I never found much practical use for some of my beast skills, like my super-jump, and one called "Hook Thrust" that lets me fling my grappling hook and then quickly yoink myself over to whatever it sunk into (you know, the way a beast uses a grappling hook). But it's fun to do these things anyway, to forget about stamina bars and health meters for a bit and just let loose with raw carnage.
And yeah, while fighting a room full of The Baron's soldiers, I punched one dude's head clean off. Zero complaints.
On my 4070 I get about 70 fps on a mix of high and medium settings, though during the first five or ten minutes I get pretty regular drops to about 40 fps—it seems to run much more smoothly the longer I play. Morgan reported the opposite on his RTX 2080, and found the longer he played, the worse his performance got. Here's a full performance review from Nick Evanson.
The gore, even when I'm not using Beast Mode, is extremely well done, with lots of fun and gross animations and deformations. I swung a club at one zombie and its lower jaw went flying off, then I smashed a hole in its sternum, then shattered its leg. When it fell, another zombie lunged at me and briefly tripped over the body of the one I'd just knocked down. I cut another zombie's arm off with a blade and it held up its stump, looked at it for a moment as if mildly surprised, then continued shambling at me. Then I knocked the top of its skull off and saw its wet brain. A+, would brutalize the undead again.
Fighting humans: also decent. The Baron's soldiers aren't overly smart, especially the idiots with axes or tonfas (I have never seen so many tonfas in a game) who just charge right at me and die. But after hours of zombie-smashing, I appreciated the sequences where I could just go bananas with shotguns and SMGs against the military and armed bandits. Screw parkour, at least for a few minutes: I've got a sniper rifle now.
Bossy boots
The premise of boss fights in Dying Light is a good one: there are extra-baddie zombies The Baron has cooked up in his lab and unleashed into the wild for testing, and to gain new beast powers you need to hunt these bosses down and defeat them, then inject their unique goo into your body.

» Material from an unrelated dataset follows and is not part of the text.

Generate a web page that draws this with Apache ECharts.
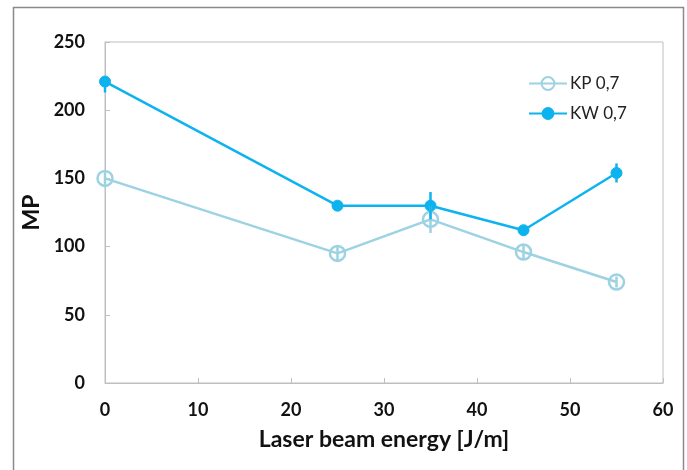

The least interesting boss is just a big, growling pile of hit points... trotted out multiple times during the game.
But it turns out you don't do much hunting: an NPC usually just calls you on the radio and tells you where they are. Worse, the bosses themselves aren't particularly interesting, coming in one of two flavors: big or fast.
Big ones do the kind of things big ones do, like throw rocks and ground-pound, and fast ones speed around and jump at you and then speed away again. The least interesting boss is just a big, growling pile of hit points, and that's the one that's trotted out multiple times during the game.
It took me about 35 hours to complete the main story of Dying Light: The Beast, and I've still got a bunch of sidequests I never did, treasure maps I didn't hunt down, and activities like mini-power stations and safe houses I didn't complete. I'm happy it's big enough that it doesn't just feel like a padded-out expansion: with a couple exceptions, The Beast feels like a proper, full-on game. It's just not as good of a game as the last one.